APPENDIX: DATA SOURCES
Monthly rainfall data are available for Java from over 3,000 observatories or rainfall stations across the island since the 1870s, as well as for the other islands in Indonesia from many other observatories since the 1890s. For this paper, monthly data from three observatories in each residency in Java (except Solo) were used, a total of 58:
Table A1. Rainfall stations by residency sampled for this paper
Sources: 1934–39 Regenwaarnemingen in Nederlandsch-Indië[Rainfall observations in the Netherlands Indies] (Batavia: Koninklijk Magnetisch en Meteorologisch Observatorium); 1940 Regenwaarnemingen in Indonesië[Rainfall observations in Indonesia] (Jakarta: Koninklijk Magnetisch en Meteorologisch Observatorium).

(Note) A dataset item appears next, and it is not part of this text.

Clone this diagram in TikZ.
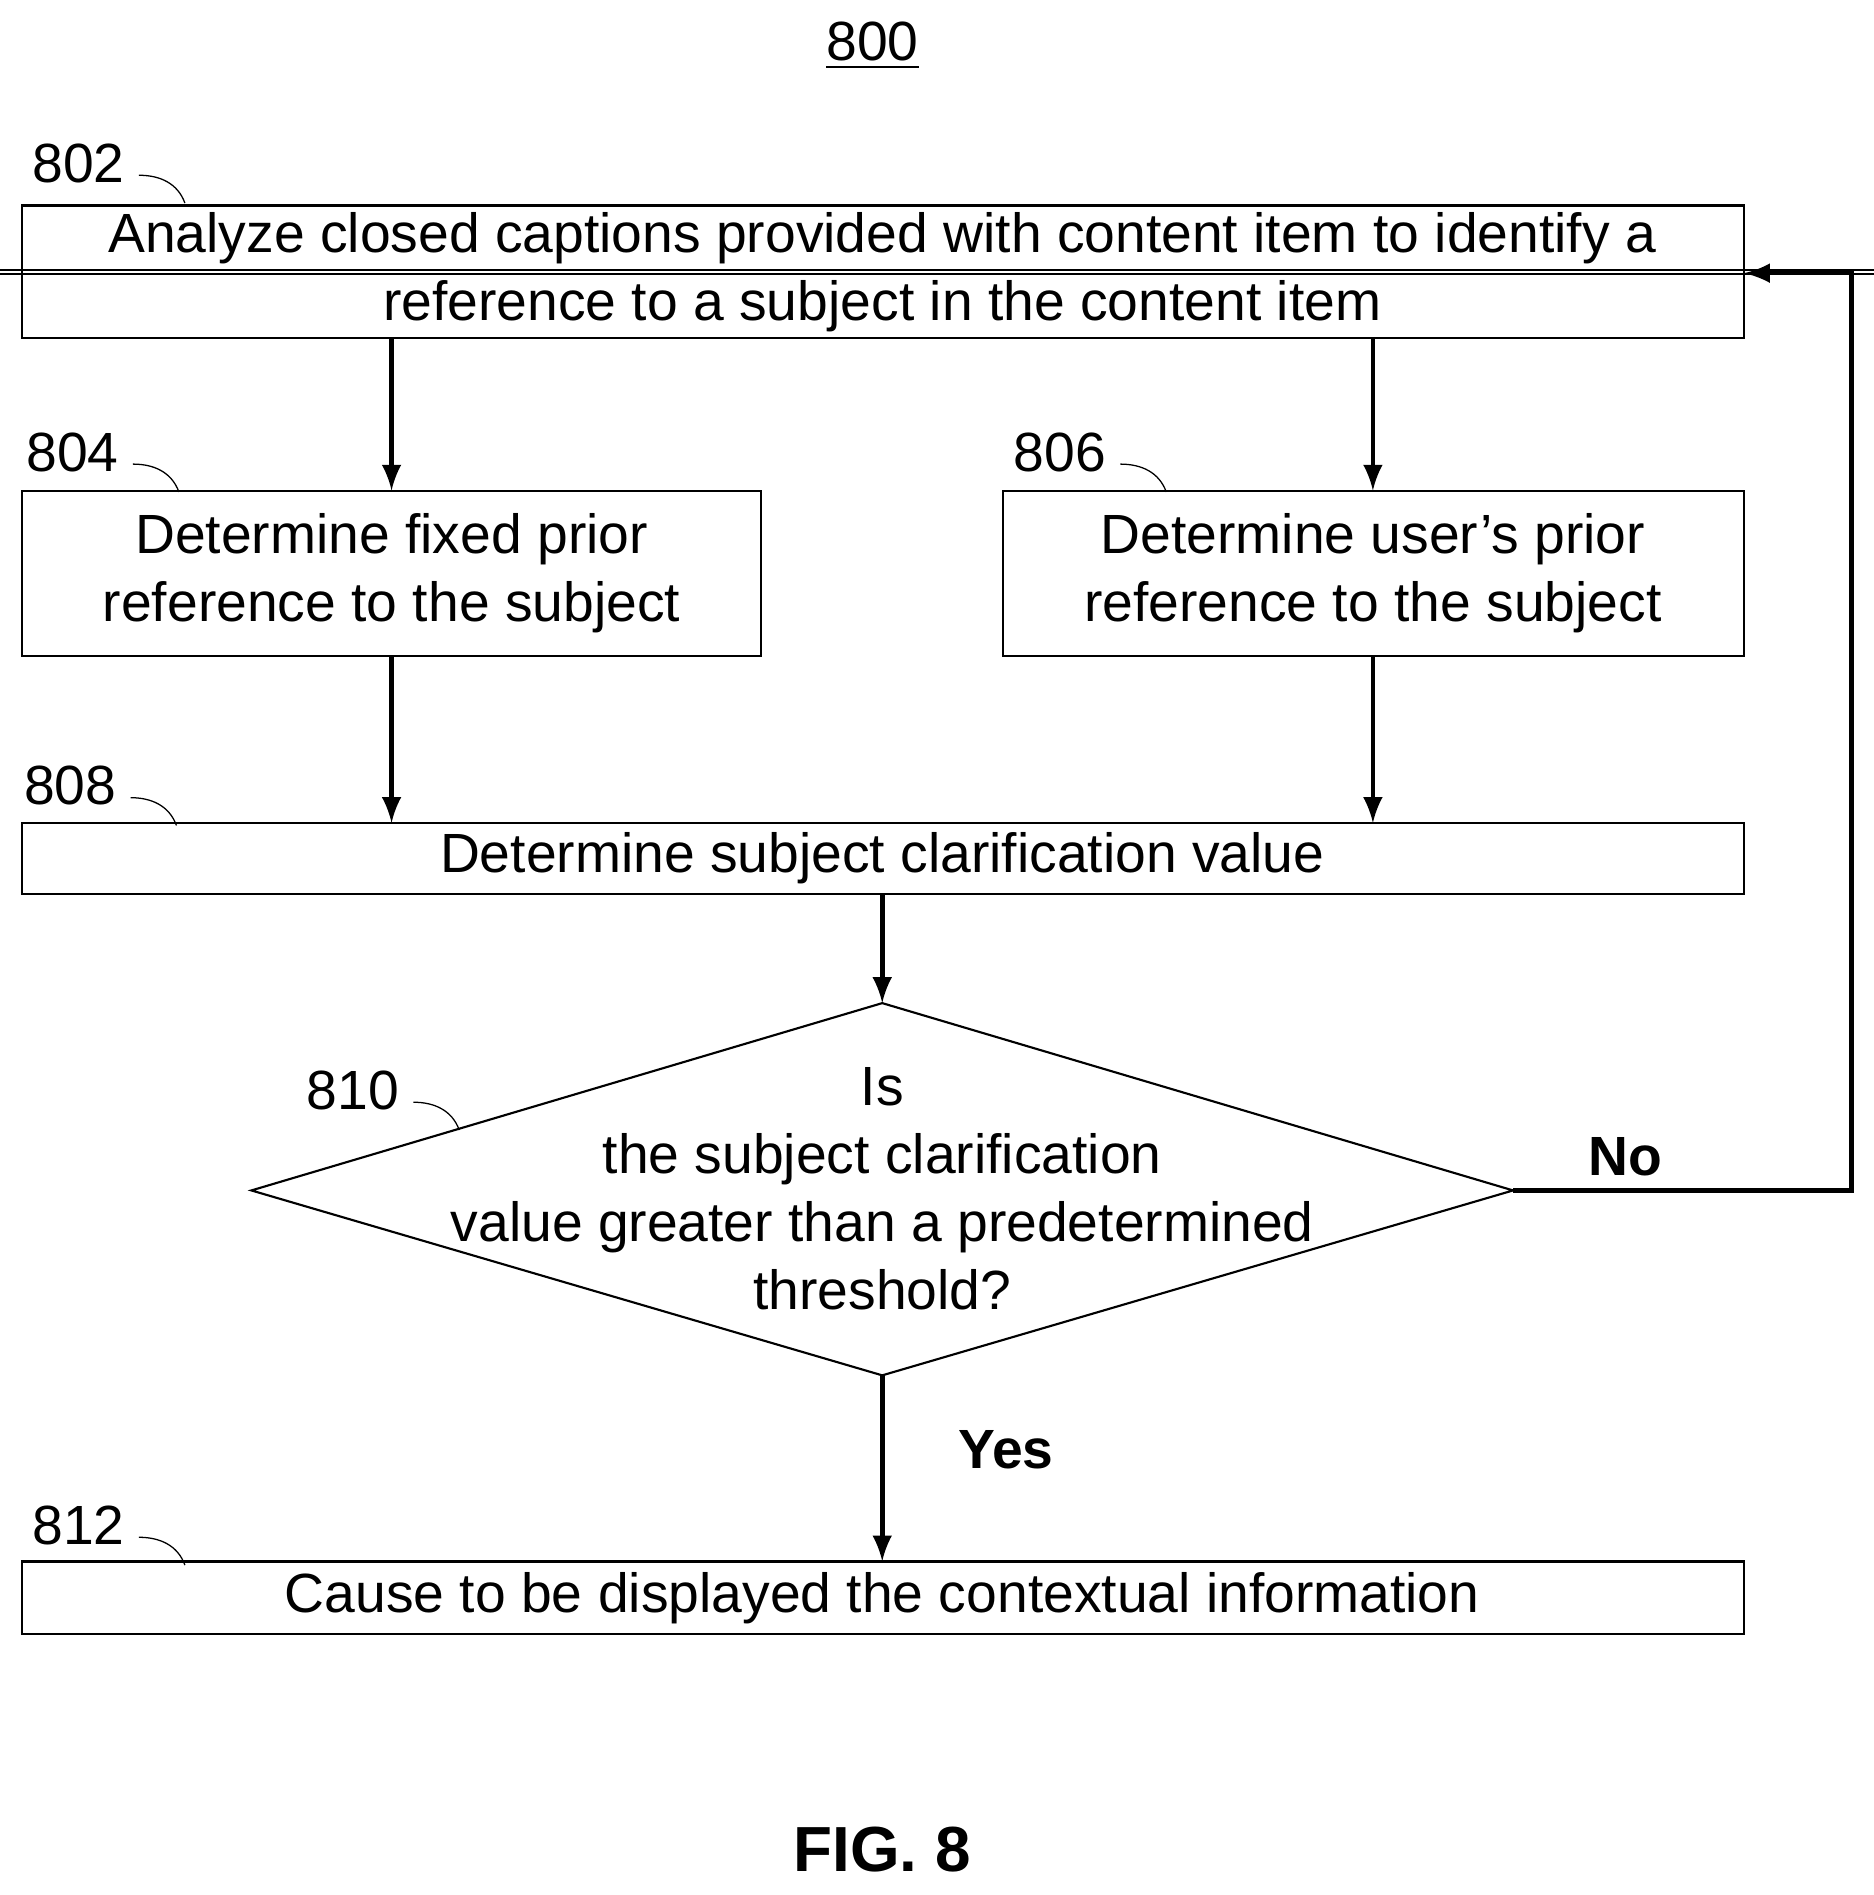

Planted and harvested area, rice production
Starting in 1916, the predecessor of the Central Office of Statistics in Indonesia implemented a meticulous system of monthly reporting on area planted and harvested with farm crops. Its purpose was to improve the forecasting of food production in Java. Production was estimated by multiplying harvested area with estimates of crop yields that were for rice obtained from an extensive network of test plots maintained by the Land Tax Service and for other crops from test plots maintained by the Agricultural Extension Service. This meticulously organised system yielded monthly data on planted and harvested areas with food crops and annual data on food crop production. For the 1930s, only 1935–40 data have been published disaggregated by month and the 19 residencies in Java. Source: 1935–40 Indisch Verslag[Annual report of the Netherlands Indies] (Batavia: Centraal Kantoor voor de Statistiek).
Food crop prices
Since 1919, the Central Office of Statistics collected monthly rural prices of the most important food items. Since 1924, the Office used prices from 119 rural markets to calculate and publish Java-wide average monthly prices. But only for 1935–40 are disaggregated monthly rural rice prices available, in the form of average prices of paddy, rice, maize (cobs, shelled), fresh cassava, and dried cassava chips for the 19 residencies in Java. Urban prices were only collected in a few major cities until the 1930s. However, concerns about food supply led the Office to extend its price monitoring system to cover urban prices in 86 cities and towns in Java, but only the 1934–39 monthly rice prices data have been published. Sources: 1935-1940 rural prices Maandbericht, Gegevens Betreffende den Economischen Toestand der Inheemsche Bevolking op Java en Madoera[Monthly report, data concerning the economic situation of the native population in Java and Madura] (Batavia: Centraal Kantoor voor de Statistiek); 1934–39 urban prices Maandcijfers Betreffende den Economischen Toestand der Inheemsche Bevolking op Java en Madoera, Deel A[Monthly figures concerning the economic situation of the native population in Java and Madura, volume A] (Batavia: Centraal Kantoor voor de Statistiek).